As I see it, Amir's conclusions are about nothing other than what his measurements said, no more, no less. He has also welcomed other measurements to prove or disprove his. That is called "peer review", and it is done all the time in all branches of science. It is an essential part of science as we know it. But, your naive claim is that this is not science at all.
So, if you are talking about rushes to judgement, I think you first need to look at yourself. If there are measurements that indicate some error by Amir, I am quite sure he will attempt to verify them. If he, based on that, discovers an error on his part, I am quite sure you will see him admit it. But, he and all of us, need to see those alternative measurements, not hand waving.
You need not invent claims about his "commercial interests" tainting his measurements. I see none that could affect his views on this particular device. He "sells" nothing remotely like it. He has no website or no storefront dealership peddling bits and pieces of computer audio setups. So, your claim of commercial taint is baseless.
You have assumed he made errors before there is any concrete evidence of that. You say he should have waited to correct those presumed errors before publishing anything. Yes, he himself discovered one error in his initial measurements, admitted it and corrected those measurements with full explanation.

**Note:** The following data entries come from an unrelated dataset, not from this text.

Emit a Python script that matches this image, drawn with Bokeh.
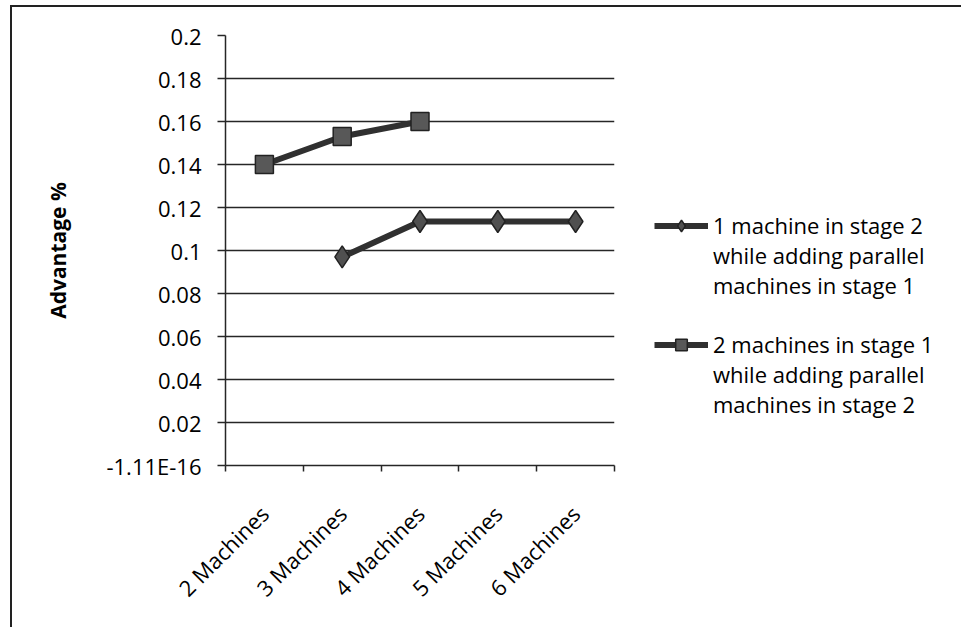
import math
from bokeh.plotting import figure
from bokeh.models import FixedTicker, Legend, LegendItem, ColumnDataSource, Range1d
from bokeh.embed import file_html
from bokeh.resources import INLINE

# ---- data ----
categories = ["2 Machines", "3 Machines", "4 Machines", "5 Machines", "6 Machines"]
series1_name = ["1 machine in stage 2", "while adding parallel", "machines in stage 1"]
series1_values = [float("nan"), 0.097, 0.1135, 0.1135, 0.1135]
series2_name = ["2 machines in stage 1", "while adding parallel", "machines in stage 2"]
series2_values = [0.140, 0.153, 0.160, float("nan"), float("nan")]
y_ticks = [0.0, 0.02, 0.04, 0.06, 0.08, 0.1, 0.12, 0.14, 0.16, 0.18, 0.2]
y_tick_labels = ["-1.11E-16", "0.02", "0.04", "0.06", "0.08", "0.1", "0.12", "0.14", "0.16", "0.18", "0.2"]
y_title = "Advantage %"

FONT = "Open Sans"
DARK = "#262626"

xpos = [i + 1 for i in range(len(categories))]
src = ColumnDataSource(dict(x=xpos, s1=series1_values, s2=series2_values))

p = figure(frame_width=389, frame_height=430, output_backend="svg", toolbar_location=None,
           x_range=Range1d(0.5, len(categories) + 0.5), y_range=Range1d(y_ticks[0], y_ticks[-1]),
           min_border_left=213, min_border_right=349, min_border_top=28, min_border_bottom=162,
           margin=(5, 0, 0, 10),
           styles={"border-top": "2px solid #222", "border-left": "2px solid #222"})
p.outline_line_color = None
p.background_fill_color = "white"
p.border_fill_color = "white"

# lines + markers
l1 = p.line("x", "s1", source=src, line_color="#303030", line_width=6)
m1 = p.scatter("x", "s1", source=src, marker="diamond", size=22, fill_color="#505050",
               line_color="#222222", line_width=1.5)
l2 = p.line("x", "s2", source=src, line_color="#303030", line_width=6)
m2 = p.scatter("x", "s2", source=src, marker="square", size=18, fill_color="#585858",
               line_color="#222222", line_width=1.5)
# empty, invisible renderer used for legend lines without a glyph
blank = p.line(x=[], y=[], line_alpha=0)

# y axis
p.yaxis.ticker = FixedTicker(ticks=y_ticks)
p.yaxis.major_label_overrides = dict(zip(y_ticks, y_tick_labels))
p.yaxis.major_tick_out = 8
p.yaxis.major_tick_in = 0
p.yaxis.minor_tick_line_color = None
p.yaxis.major_label_standoff = 16
p.yaxis.axis_line_color = DARK
p.yaxis.axis_line_width = 1.5
p.yaxis.major_tick_line_color = DARK
p.yaxis.major_tick_line_width = 1.5
p.yaxis.major_label_text_font = FONT
p.yaxis.major_label_text_font_size = "22px"
p.yaxis.major_label_text_color = "black"
p.yaxis.axis_label = y_title
p.yaxis.axis_label_text_font = FONT
p.yaxis.axis_label_text_font_size = "21px"
p.yaxis.axis_label_text_font_style = "bold"
p.yaxis.axis_label_text_color = "black"
p.yaxis.axis_label_standoff = 31

# x axis
p.xaxis.ticker = FixedTicker(ticks=xpos, minor_ticks=[x - 0.5 for x in xpos] + [xpos[-1] + 0.5])
p.xaxis.major_label_overrides = dict(zip(xpos, categories))
p.xaxis.major_tick_line_color = None
p.xaxis.major_tick_out = 0
p.xaxis.major_tick_in = 0
p.xaxis.minor_tick_out = 6
p.xaxis.minor_tick_in = 0
p.xaxis.minor_tick_line_color = DARK
p.xaxis.minor_tick_line_width = 1.5
p.xaxis.axis_line_color = DARK
p.xaxis.axis_line_width = 1.5
p.xaxis.major_label_orientation = math.pi / 4
p.xaxis.major_label_standoff = 38
p.xaxis.major_label_text_font = FONT
p.xaxis.major_label_text_font_size = "22px"
p.xaxis.major_label_text_color = "black"

# grid
p.xgrid.visible = False
p.ygrid.ticker = FixedTicker(ticks=y_ticks)
p.ygrid.grid_line_color = DARK
p.ygrid.grid_line_width = 1.5

items = [LegendItem(label=series1_name[0], renderers=[l1, m1])]
items += [LegendItem(label=t, renderers=[blank]) for t in series1_name[1:]]
items += [LegendItem(label=" ", renderers=[blank])]
items += [LegendItem(label=series2_name[0], renderers=[l2, m2])]
items += [LegendItem(label=t, renderers=[blank]) for t in series2_name[1:]]

legend = Legend(items=items, location=(40, 46), orientation="vertical")
legend.glyph_width = 54
legend.glyph_height = 29
legend.label_height = 29
legend.label_standoff = 5
legend.padding = 0
legend.margin = 0
legend.spacing = 0
legend.border_line_color = None
legend.background_fill_alpha = 0
legend.label_text_font = FONT
legend.label_text_font_size = "22px"
legend.label_text_color = "black"
p.add_layout(legend, "right")

open("out.html", "w").write(file_html(p, INLINE))
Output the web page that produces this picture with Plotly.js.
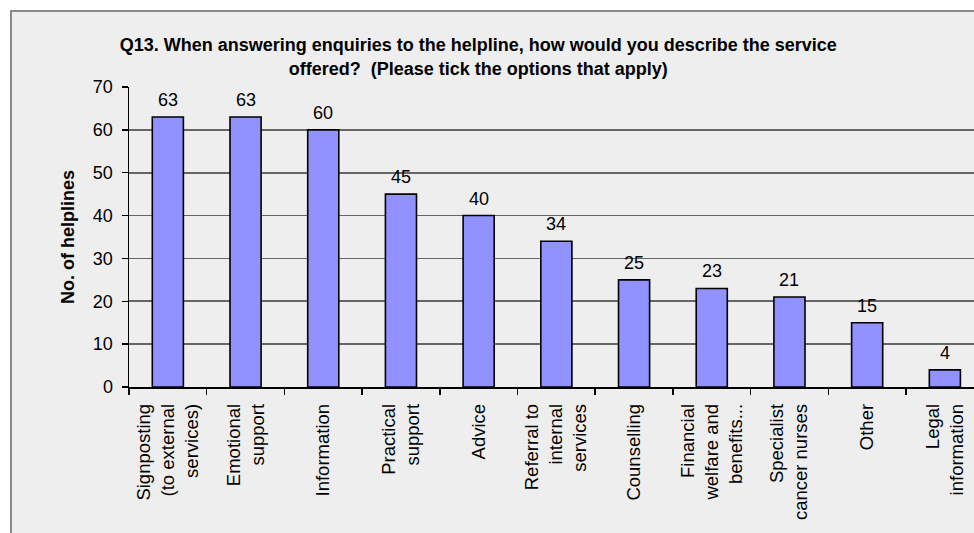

But, you seem to be in a big hurry to criticize when you have nothing whatsoever other than your own beliefs and no measurements yet from the manufacturers, who you are willing to trust completely based on mere non-evidentiary claims. If they, in fact, do provide them, we can all move forward however it shakes out and see who's bluff or poor methodology is called out. That will be good for all of us. We will all learn from it. But, this current issue of which measurements are right would never have come up if Amir had not published his own measurements in the first place, which you criticize.